[Entries with chart source code]
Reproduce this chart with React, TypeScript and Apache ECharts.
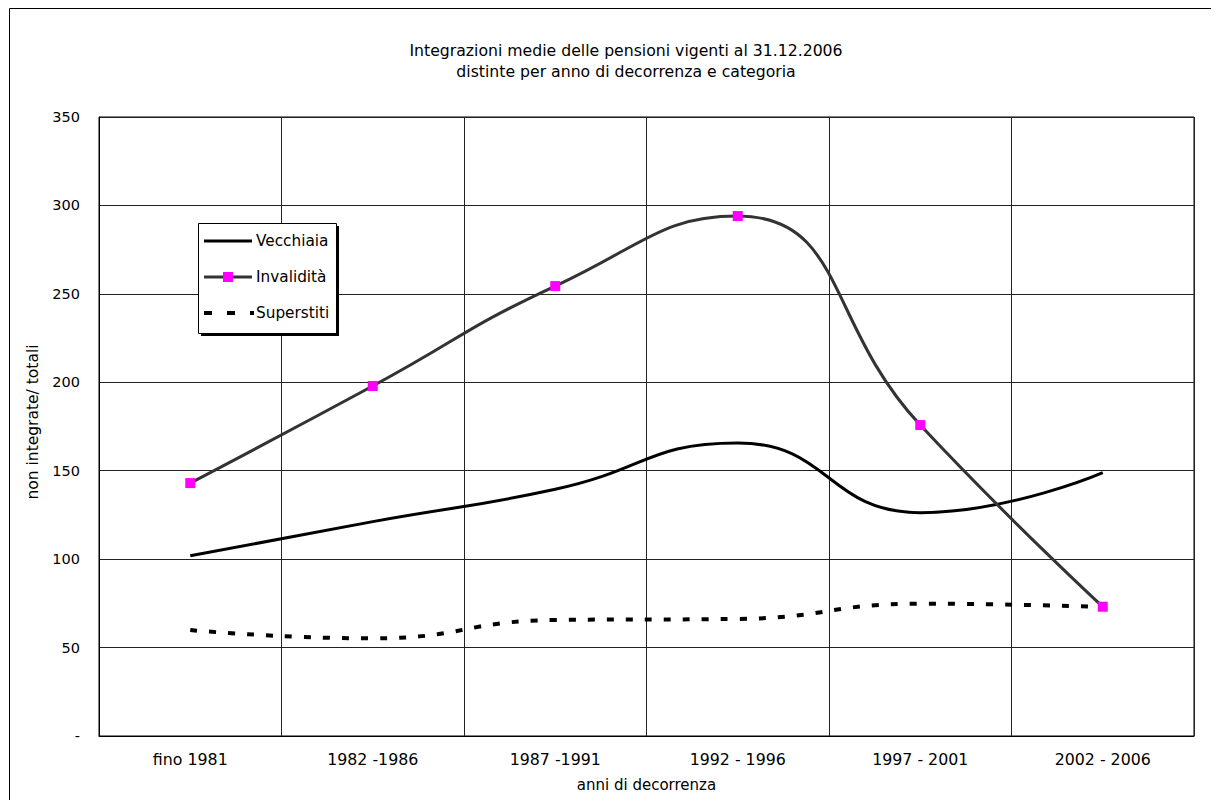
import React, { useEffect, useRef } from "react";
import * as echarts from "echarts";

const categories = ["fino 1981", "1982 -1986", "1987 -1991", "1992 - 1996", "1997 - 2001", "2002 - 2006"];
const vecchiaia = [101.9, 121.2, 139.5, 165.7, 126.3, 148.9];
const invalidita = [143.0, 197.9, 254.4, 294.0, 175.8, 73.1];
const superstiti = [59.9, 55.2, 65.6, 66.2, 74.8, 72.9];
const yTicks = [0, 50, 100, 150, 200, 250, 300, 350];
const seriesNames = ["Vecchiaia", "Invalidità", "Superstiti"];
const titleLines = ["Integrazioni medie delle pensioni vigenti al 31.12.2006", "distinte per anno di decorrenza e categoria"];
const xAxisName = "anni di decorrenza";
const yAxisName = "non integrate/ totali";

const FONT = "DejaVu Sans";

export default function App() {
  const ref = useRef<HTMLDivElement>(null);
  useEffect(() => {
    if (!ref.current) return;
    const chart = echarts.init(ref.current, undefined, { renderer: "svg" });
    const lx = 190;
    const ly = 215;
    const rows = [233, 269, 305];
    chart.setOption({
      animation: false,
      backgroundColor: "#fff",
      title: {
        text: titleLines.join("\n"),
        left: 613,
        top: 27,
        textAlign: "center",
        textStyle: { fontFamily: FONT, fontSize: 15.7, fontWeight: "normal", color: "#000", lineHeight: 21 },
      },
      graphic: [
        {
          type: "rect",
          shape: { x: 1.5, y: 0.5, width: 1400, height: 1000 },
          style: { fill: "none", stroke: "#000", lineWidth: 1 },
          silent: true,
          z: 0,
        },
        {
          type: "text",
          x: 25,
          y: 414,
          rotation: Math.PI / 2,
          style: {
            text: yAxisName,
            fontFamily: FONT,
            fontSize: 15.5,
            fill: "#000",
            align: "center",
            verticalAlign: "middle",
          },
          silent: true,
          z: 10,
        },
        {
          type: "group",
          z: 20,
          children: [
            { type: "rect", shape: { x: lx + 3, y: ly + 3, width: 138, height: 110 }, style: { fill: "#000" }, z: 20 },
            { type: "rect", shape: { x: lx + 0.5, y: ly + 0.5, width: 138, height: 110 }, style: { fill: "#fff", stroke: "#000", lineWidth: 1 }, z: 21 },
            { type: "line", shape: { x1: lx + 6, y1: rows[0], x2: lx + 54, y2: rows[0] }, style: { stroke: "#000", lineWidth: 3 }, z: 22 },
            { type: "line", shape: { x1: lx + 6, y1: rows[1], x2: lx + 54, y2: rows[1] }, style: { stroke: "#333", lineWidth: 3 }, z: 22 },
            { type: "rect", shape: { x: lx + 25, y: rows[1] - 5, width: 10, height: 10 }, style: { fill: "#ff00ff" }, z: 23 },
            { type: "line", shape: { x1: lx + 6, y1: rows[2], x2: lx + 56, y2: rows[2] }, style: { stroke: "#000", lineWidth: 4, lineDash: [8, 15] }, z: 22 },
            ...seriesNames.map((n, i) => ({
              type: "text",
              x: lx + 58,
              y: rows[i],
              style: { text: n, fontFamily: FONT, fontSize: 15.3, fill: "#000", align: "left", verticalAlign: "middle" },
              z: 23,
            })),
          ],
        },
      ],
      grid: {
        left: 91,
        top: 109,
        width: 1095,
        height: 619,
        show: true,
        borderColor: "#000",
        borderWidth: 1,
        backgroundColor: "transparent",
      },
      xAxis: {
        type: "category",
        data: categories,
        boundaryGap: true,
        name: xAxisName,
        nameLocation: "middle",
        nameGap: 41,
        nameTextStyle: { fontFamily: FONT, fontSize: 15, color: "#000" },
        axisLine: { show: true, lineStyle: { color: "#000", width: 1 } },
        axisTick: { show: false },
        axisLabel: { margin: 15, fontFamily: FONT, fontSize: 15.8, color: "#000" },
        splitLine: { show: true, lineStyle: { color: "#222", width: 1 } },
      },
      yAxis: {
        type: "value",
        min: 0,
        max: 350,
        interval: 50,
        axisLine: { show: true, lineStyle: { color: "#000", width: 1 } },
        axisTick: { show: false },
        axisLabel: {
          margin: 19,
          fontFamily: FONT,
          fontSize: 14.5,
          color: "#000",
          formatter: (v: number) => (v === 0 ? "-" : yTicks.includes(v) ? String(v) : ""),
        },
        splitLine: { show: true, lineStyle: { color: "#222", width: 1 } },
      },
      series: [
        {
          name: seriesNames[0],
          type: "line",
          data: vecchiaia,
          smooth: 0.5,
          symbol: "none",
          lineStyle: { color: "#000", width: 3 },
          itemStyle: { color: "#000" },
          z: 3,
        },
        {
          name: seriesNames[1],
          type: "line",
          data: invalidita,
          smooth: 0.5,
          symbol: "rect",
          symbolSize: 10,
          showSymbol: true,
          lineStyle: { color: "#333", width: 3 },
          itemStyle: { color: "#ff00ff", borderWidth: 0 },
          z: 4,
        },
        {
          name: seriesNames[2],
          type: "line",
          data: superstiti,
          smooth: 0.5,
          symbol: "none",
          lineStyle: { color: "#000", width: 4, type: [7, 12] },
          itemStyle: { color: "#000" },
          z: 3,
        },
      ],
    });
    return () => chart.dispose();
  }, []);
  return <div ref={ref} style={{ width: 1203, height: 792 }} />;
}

==

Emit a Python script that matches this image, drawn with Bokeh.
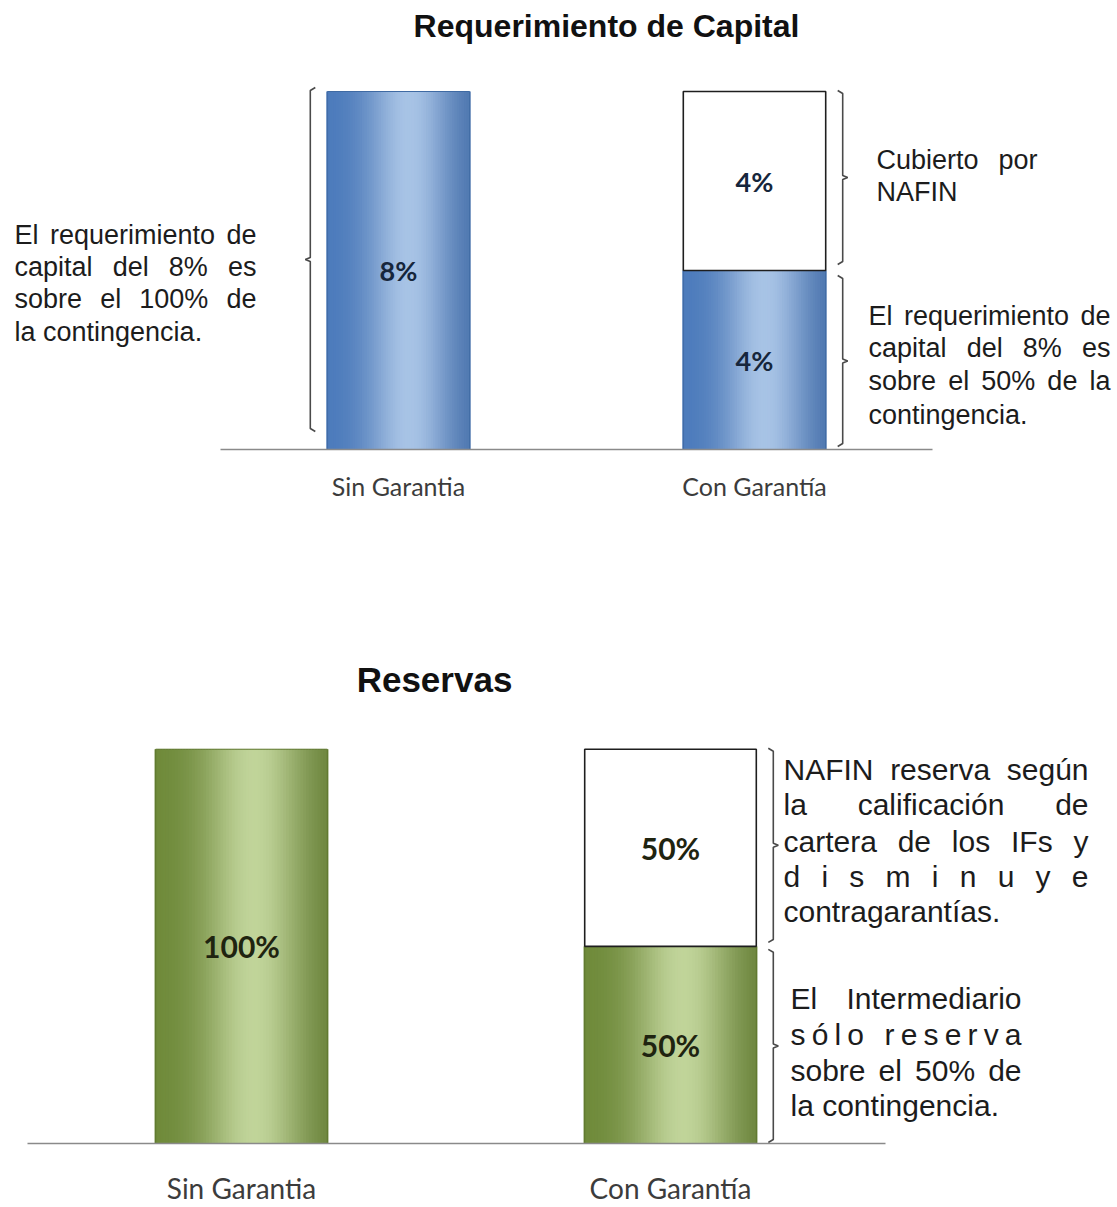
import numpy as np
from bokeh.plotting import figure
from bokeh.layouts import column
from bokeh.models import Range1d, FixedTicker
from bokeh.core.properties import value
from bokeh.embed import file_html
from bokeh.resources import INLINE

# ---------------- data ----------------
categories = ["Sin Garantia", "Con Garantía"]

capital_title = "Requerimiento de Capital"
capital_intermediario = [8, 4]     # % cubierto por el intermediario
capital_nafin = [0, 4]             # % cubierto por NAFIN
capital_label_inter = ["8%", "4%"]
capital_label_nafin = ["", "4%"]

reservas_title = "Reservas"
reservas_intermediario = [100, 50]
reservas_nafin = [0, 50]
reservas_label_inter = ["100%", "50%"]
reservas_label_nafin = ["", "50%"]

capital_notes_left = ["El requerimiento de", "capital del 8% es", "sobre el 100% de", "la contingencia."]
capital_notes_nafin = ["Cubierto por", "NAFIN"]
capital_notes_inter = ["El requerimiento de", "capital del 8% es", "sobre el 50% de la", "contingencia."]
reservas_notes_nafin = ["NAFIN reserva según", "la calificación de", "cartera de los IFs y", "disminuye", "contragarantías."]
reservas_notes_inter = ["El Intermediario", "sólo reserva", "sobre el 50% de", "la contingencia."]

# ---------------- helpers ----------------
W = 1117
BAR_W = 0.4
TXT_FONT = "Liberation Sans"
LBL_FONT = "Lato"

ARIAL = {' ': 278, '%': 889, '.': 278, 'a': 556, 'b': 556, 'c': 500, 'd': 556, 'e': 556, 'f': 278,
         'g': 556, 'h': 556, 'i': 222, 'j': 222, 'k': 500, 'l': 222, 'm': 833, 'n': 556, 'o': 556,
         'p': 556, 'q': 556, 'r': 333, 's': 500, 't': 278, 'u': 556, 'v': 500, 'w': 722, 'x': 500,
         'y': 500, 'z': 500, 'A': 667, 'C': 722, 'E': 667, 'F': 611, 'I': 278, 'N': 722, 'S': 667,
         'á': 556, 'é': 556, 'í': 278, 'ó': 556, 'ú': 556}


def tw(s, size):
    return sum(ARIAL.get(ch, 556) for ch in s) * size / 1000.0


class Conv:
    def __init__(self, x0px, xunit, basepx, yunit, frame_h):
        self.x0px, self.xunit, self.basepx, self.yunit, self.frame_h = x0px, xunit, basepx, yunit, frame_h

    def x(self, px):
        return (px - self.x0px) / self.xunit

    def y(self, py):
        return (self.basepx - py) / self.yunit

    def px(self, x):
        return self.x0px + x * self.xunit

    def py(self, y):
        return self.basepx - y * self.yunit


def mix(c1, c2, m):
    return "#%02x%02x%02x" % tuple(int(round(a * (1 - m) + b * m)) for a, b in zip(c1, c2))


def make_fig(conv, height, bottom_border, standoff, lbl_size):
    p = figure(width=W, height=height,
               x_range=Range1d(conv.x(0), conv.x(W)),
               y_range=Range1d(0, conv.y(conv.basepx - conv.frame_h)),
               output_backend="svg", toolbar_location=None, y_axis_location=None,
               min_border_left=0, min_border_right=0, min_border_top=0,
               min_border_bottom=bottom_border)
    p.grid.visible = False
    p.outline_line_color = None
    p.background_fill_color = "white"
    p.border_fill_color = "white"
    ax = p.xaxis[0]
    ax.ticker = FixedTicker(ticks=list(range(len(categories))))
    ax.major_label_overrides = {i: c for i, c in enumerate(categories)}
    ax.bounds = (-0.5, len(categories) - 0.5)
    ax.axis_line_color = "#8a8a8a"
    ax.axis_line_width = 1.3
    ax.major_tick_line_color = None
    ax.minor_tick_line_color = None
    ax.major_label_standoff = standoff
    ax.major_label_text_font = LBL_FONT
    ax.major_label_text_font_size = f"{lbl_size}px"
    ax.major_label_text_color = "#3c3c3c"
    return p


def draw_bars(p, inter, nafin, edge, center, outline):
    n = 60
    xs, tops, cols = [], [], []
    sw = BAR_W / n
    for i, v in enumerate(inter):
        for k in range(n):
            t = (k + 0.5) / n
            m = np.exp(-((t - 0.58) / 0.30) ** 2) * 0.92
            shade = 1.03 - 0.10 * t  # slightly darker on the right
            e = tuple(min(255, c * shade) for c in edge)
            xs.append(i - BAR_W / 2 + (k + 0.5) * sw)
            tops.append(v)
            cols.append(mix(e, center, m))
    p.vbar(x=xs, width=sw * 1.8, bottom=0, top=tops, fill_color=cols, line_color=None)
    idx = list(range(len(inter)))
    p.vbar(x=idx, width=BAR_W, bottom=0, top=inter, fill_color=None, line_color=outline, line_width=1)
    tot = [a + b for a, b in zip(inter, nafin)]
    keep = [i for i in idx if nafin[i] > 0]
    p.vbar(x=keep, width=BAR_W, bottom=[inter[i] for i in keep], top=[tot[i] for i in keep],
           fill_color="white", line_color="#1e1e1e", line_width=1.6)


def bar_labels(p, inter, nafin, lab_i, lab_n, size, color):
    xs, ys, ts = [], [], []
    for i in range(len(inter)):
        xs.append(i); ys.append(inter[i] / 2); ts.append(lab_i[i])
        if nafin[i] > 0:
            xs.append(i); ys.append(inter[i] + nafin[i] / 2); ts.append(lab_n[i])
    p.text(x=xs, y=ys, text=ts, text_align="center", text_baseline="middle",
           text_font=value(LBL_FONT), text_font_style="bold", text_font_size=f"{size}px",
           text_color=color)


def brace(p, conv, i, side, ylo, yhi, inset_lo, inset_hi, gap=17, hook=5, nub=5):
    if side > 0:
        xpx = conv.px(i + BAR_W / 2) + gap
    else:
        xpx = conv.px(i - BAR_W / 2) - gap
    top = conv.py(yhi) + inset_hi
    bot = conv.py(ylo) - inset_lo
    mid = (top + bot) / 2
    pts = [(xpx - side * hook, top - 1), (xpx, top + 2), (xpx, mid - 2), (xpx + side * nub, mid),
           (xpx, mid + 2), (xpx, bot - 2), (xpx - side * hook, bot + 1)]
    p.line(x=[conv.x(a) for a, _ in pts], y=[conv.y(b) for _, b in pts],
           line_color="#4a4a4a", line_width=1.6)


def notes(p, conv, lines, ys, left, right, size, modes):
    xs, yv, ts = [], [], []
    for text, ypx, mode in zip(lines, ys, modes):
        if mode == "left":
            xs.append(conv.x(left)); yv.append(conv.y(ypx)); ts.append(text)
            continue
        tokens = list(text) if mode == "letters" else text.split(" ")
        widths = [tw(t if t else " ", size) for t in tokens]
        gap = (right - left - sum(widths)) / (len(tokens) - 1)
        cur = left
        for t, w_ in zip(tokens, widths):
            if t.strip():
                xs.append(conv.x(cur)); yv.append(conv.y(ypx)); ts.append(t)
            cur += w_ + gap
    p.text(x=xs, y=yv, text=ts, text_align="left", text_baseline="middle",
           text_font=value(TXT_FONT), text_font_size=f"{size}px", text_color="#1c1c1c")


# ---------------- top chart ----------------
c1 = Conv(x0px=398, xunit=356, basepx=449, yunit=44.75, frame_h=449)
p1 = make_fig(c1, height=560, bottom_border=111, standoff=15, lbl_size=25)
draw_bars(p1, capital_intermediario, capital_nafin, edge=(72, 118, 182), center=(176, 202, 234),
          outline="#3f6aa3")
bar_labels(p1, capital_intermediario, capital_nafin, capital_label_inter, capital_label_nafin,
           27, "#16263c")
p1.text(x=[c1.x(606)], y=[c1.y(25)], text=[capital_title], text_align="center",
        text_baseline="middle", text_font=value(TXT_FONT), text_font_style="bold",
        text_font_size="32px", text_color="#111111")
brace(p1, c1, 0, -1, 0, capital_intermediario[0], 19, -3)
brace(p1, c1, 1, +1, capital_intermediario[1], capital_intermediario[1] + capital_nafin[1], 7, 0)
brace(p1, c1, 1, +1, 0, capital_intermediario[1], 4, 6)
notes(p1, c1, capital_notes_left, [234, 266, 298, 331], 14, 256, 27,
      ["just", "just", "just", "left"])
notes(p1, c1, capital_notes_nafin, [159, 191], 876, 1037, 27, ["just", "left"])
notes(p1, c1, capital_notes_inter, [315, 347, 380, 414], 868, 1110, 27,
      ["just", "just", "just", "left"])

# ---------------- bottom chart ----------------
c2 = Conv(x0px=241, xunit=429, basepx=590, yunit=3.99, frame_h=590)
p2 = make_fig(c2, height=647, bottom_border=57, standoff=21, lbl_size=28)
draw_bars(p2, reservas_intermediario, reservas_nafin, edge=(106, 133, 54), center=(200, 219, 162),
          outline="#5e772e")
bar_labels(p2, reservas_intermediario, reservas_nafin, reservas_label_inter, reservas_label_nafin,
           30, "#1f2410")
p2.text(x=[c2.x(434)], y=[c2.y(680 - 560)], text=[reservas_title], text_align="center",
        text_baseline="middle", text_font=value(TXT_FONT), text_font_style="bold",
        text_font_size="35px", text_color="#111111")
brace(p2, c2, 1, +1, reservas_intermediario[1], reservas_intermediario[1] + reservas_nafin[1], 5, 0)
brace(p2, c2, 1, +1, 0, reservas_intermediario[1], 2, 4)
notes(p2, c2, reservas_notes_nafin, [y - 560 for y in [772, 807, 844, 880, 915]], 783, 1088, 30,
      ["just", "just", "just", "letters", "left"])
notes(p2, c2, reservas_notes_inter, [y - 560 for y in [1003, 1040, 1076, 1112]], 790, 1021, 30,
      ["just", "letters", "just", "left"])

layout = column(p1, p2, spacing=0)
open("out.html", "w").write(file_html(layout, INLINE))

## What is asked
Give again the lines from "Reproduce this chart" to "import * as" exactly, both of those lines included, and do not include any pictures.

## Result of this task
Reproduce this chart with React, TypeScript and Apache ECharts.
import React, { useEffect, useRef } from "react";
import * as echarts from "echarts";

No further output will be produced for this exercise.